■ RECORDED DATA:

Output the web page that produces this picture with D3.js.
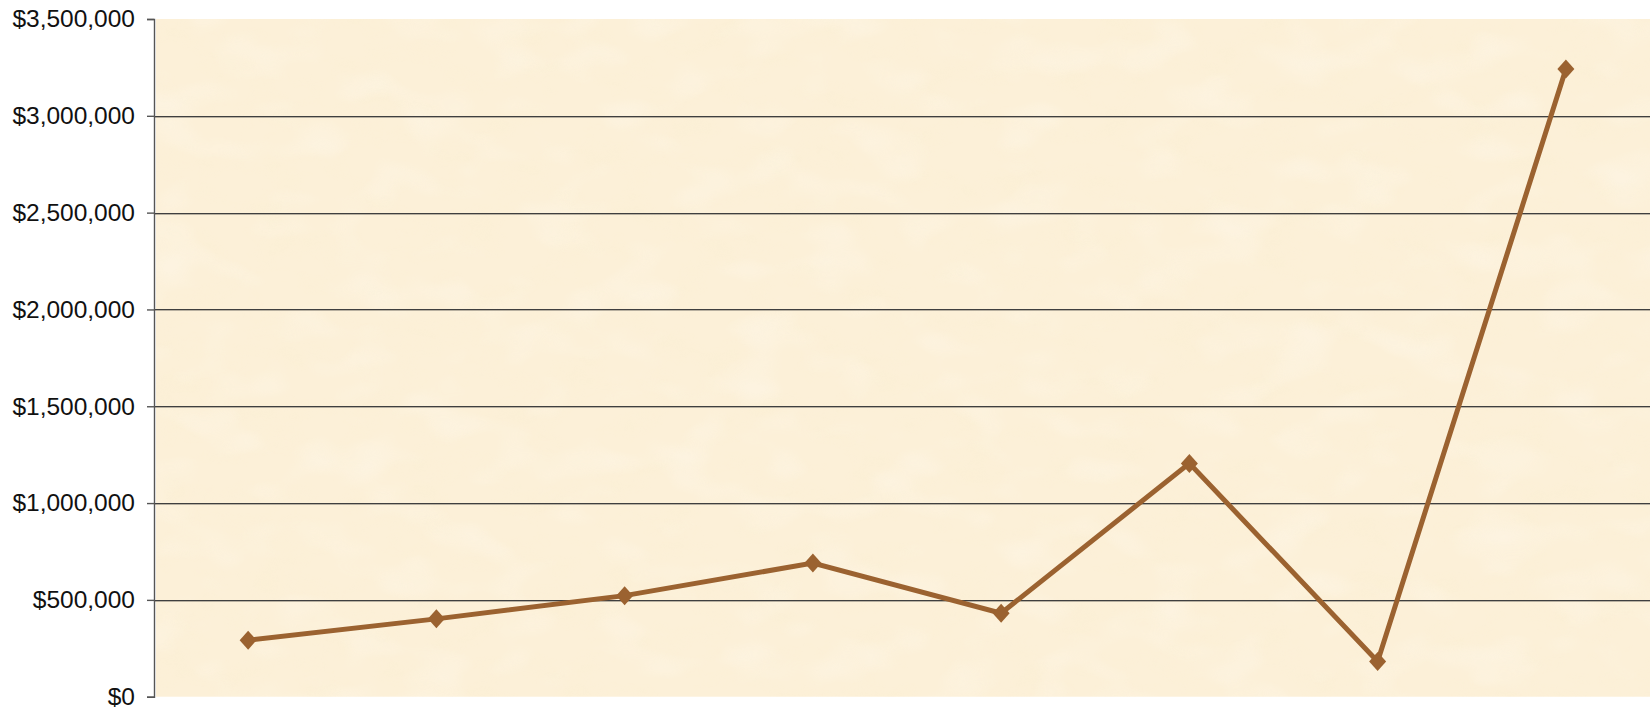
<!DOCTYPE html>
<html>
<head>
<meta charset="utf-8">
<script src="https://cdn.jsdelivr.net/npm/d3@7"></script>
<style>
  html, body { margin: 0; padding: 0; background: #ffffff; }
  svg { display: block; }
</style>
</head>
<body>
<svg id="chart" width="1650" height="710"></svg>
<script>
// ---- data ----
const categories = ["P1", "P2", "P3", "P4", "P5", "P6", "P7", "P8"];
const values = [292000, 402000, 522000, 690000, 431000, 1205000, 182000, 3242000];
const tickValues = [0, 500000, 1000000, 1500000, 2000000, 2500000, 3000000, 3500000];

// ---- layout ----
const W = 1650, H = 710;
const plotLeft = 154, plotRight = 1660, plotTop = 19, plotBottom = 696.7;

const svg = d3.select("#chart");

const defs = svg.append("defs");
const filt = defs.append("filter").attr("id", "parch")
  .attr("x", 0).attr("y", 0).attr("width", 1).attr("height", 1);
filt.append("feTurbulence").attr("type", "fractalNoise")
  .attr("baseFrequency", "0.02 0.035").attr("numOctaves", 3).attr("seed", 7).attr("result", "noise");
filt.append("feColorMatrix").attr("in", "noise").attr("type", "matrix")
  .attr("values", "0 0 0 0 0.96  0 0 0 0 0.86  0 0 0 0 0.64  1.6 0 0 0 -0.75")
  .attr("result", "tint");
filt.append("feComposite").attr("in", "tint").attr("in2", "SourceGraphic").attr("operator", "in");

const filt2 = defs.append("filter").attr("id", "parch2")
  .attr("x", 0).attr("y", 0).attr("width", 1).attr("height", 1);
filt2.append("feTurbulence").attr("type", "fractalNoise")
  .attr("baseFrequency", "0.015 0.025").attr("numOctaves", 2).attr("seed", 21).attr("result", "noise");
filt2.append("feColorMatrix").attr("in", "noise").attr("type", "matrix")
  .attr("values", "0 0 0 0 1  0 0 0 0 0.97  0 0 0 0 0.92  1.6 0 0 0 -0.8")
  .attr("result", "tint");
filt2.append("feComposite").attr("in", "tint").attr("in2", "SourceGraphic").attr("operator", "in");

const x = d3.scaleBand().domain(categories).range([plotLeft, plotRight]);
const y = d3.scaleLinear().domain([0, 3500000]).range([plotBottom, plotTop]);

// background
const bgAttrs = sel => sel
  .attr("x", plotLeft + 2).attr("y", plotTop)
  .attr("width", plotRight - plotLeft).attr("height", plotBottom - plotTop);
svg.append("rect").call(bgAttrs).attr("fill", "#fcf0d8");
svg.append("rect").call(bgAttrs).attr("fill", "#fcf0d8").attr("filter", "url(#parch)").attr("opacity", 0.5);
svg.append("rect").call(bgAttrs).attr("fill", "#fcf0d8").attr("filter", "url(#parch2)").attr("opacity", 0.5);

// gridlines
const grid = svg.append("g");
tickValues.filter(v => v > 0 && v < 3500000).forEach(v => {
  grid.append("line")
    .attr("x1", plotLeft).attr("x2", W)
    .attr("y1", Math.round(y(v)) + 1.5).attr("y2", Math.round(y(v)) + 1.5)
    .attr("stroke", "#b8b0a0").attr("stroke-width", 1);
  grid.append("line")
    .attr("x1", plotLeft).attr("x2", W)
    .attr("y1", Math.round(y(v)) + 0.5).attr("y2", Math.round(y(v)) + 0.5)
    .attr("stroke", "#3f3f3f").attr("stroke-width", 1.2);
});

// y axis
const fmt = v => "$" + d3.format(",")(v);
const yAxis = d3.axisLeft(y).tickValues(tickValues).tickFormat(fmt).tickSize(7).tickPadding(12);
const ag = svg.append("g").attr("transform", `translate(${plotLeft},0)`).call(yAxis);
ag.select(".domain").attr("stroke", "#555").attr("stroke-width", 1.4);
ag.selectAll(".tick line").attr("stroke", "#555").attr("stroke-width", 1.4);
ag.selectAll(".tick text")
  .attr("fill", "#111")
  .style("font-family", "'Liberation Sans', Arial, sans-serif")
  .style("font-size", "24.5px");

// line
const color = "#9b6230";
const line = d3.line()
  .x((d, i) => x(categories[i]) + x.bandwidth() / 2)
  .y(d => y(d));
svg.append("path")
  .datum(values)
  .attr("d", line)
  .attr("fill", "none")
  .attr("stroke", color)
  .attr("stroke-width", 5)
  .attr("stroke-linejoin", "miter");

// diamond markers
svg.append("g").selectAll("path")
  .data(values)
  .join("path")
  .attr("transform", (d, i) => `translate(${x(categories[i]) + x.bandwidth() / 2},${y(d)})`)
  .attr("d", "M0,-9.5 L8.5,0 L0,9.5 L-8.5,0 Z")
  .attr("fill", color);
</script>
</body>
</html>
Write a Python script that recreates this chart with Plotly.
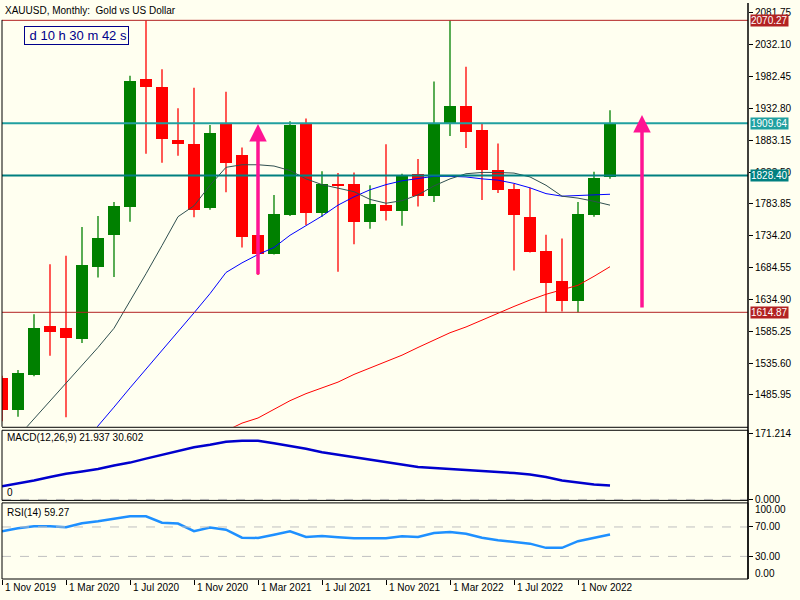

■ EXERCISE: Print all entries exactly. The images do not belong in the copy.

■ THE REPLY:
Output the web page that produces this picture with D3.js.
<!DOCTYPE html>
<html>
<head>
<meta charset="utf-8">
<script src="https://cdn.jsdelivr.net/npm/d3@7"></script>
<style>
  html, body { margin: 0; padding: 0; background: #ffffff; }
  svg { display: block; }
</style>
</head>
<body>
<svg id="chart" width="1650" height="710"></svg>
<script>
// ---- data ----
const categories = ["P1", "P2", "P3", "P4", "P5", "P6", "P7", "P8"];
const values = [292000, 402000, 522000, 690000, 431000, 1205000, 182000, 3242000];
const tickValues = [0, 500000, 1000000, 1500000, 2000000, 2500000, 3000000, 3500000];

// ---- layout ----
const W = 1650, H = 710;
const plotLeft = 154, plotRight = 1660, plotTop = 19, plotBottom = 696.7;

const svg = d3.select("#chart");

const defs = svg.append("defs");
const filt = defs.append("filter").attr("id", "parch")
  .attr("x", 0).attr("y", 0).attr("width", 1).attr("height", 1);
filt.append("feTurbulence").attr("type", "fractalNoise")
  .attr("baseFrequency", "0.02 0.035").attr("numOctaves", 3).attr("seed", 7).attr("result", "noise");
filt.append("feColorMatrix").attr("in", "noise").attr("type", "matrix")
  .attr("values", "0 0 0 0 0.96  0 0 0 0 0.86  0 0 0 0 0.64  1.6 0 0 0 -0.75")
  .attr("result", "tint");
filt.append("feComposite").attr("in", "tint").attr("in2", "SourceGraphic").attr("operator", "in");

const filt2 = defs.append("filter").attr("id", "parch2")
  .attr("x", 0).attr("y", 0).attr("width", 1).attr("height", 1);
filt2.append("feTurbulence").attr("type", "fractalNoise")
  .attr("baseFrequency", "0.015 0.025").attr("numOctaves", 2).attr("seed", 21).attr("result", "noise");
filt2.append("feColorMatrix").attr("in", "noise").attr("type", "matrix")
  .attr("values", "0 0 0 0 1  0 0 0 0 0.97  0 0 0 0 0.92  1.6 0 0 0 -0.8")
  .attr("result", "tint");
filt2.append("feComposite").attr("in", "tint").attr("in2", "SourceGraphic").attr("operator", "in");

const x = d3.scaleBand().domain(categories).range([plotLeft, plotRight]);
const y = d3.scaleLinear().domain([0, 3500000]).range([plotBottom, plotTop]);

// background
const bgAttrs = sel => sel
  .attr("x", plotLeft + 2).attr("y", plotTop)
  .attr("width", plotRight - plotLeft).attr("height", plotBottom - plotTop);
svg.append("rect").call(bgAttrs).attr("fill", "#fcf0d8");
svg.append("rect").call(bgAttrs).attr("fill", "#fcf0d8").attr("filter", "url(#parch)").attr("opacity", 0.5);
svg.append("rect").call(bgAttrs).attr("fill", "#fcf0d8").attr("filter", "url(#parch2)").attr("opacity", 0.5);

// gridlines
const grid = svg.append("g");
tickValues.filter(v => v > 0 && v < 3500000).forEach(v => {
  grid.append("line")
    .attr("x1", plotLeft).attr("x2", W)
    .attr("y1", Math.round(y(v)) + 1.5).attr("y2", Math.round(y(v)) + 1.5)
    .attr("stroke", "#b8b0a0").attr("stroke-width", 1);
  grid.append("line")
    .attr("x1", plotLeft).attr("x2", W)
    .attr("y1", Math.round(y(v)) + 0.5).attr("y2", Math.round(y(v)) + 0.5)
    .attr("stroke", "#3f3f3f").attr("stroke-width", 1.2);
});

// y axis
const fmt = v => "$" + d3.format(",")(v);
const yAxis = d3.axisLeft(y).tickValues(tickValues).tickFormat(fmt).tickSize(7).tickPadding(12);
const ag = svg.append("g").attr("transform", `translate(${plotLeft},0)`).call(yAxis);
ag.select(".domain").attr("stroke", "#555").attr("stroke-width", 1.4);
ag.selectAll(".tick line").attr("stroke", "#555").attr("stroke-width", 1.4);
ag.selectAll(".tick text")
  .attr("fill", "#111")
  .style("font-family", "'Liberation Sans', Arial, sans-serif")
  .style("font-size", "24.5px");

// line
const color = "#9b6230";
const line = d3.line()
  .x((d, i) => x(categories[i]) + x.bandwidth() / 2)
  .y(d => y(d));
svg.append("path")
  .datum(values)
  .attr("d", line)
  .attr("fill", "none")
  .attr("stroke", color)
  .attr("stroke-width", 5)
  .attr("stroke-linejoin", "miter");

// diamond markers
svg.append("g").selectAll("path")
  .data(values)
  .join("path")
  .attr("transform", (d, i) => `translate(${x(categories[i]) + x.bandwidth() / 2},${y(d)})`)
  .attr("d", "M0,-9.5 L8.5,0 L0,9.5 L-8.5,0 Z")
  .attr("fill", color);
</script>
</body>
</html>
Write a Python script that recreates this chart with Plotly.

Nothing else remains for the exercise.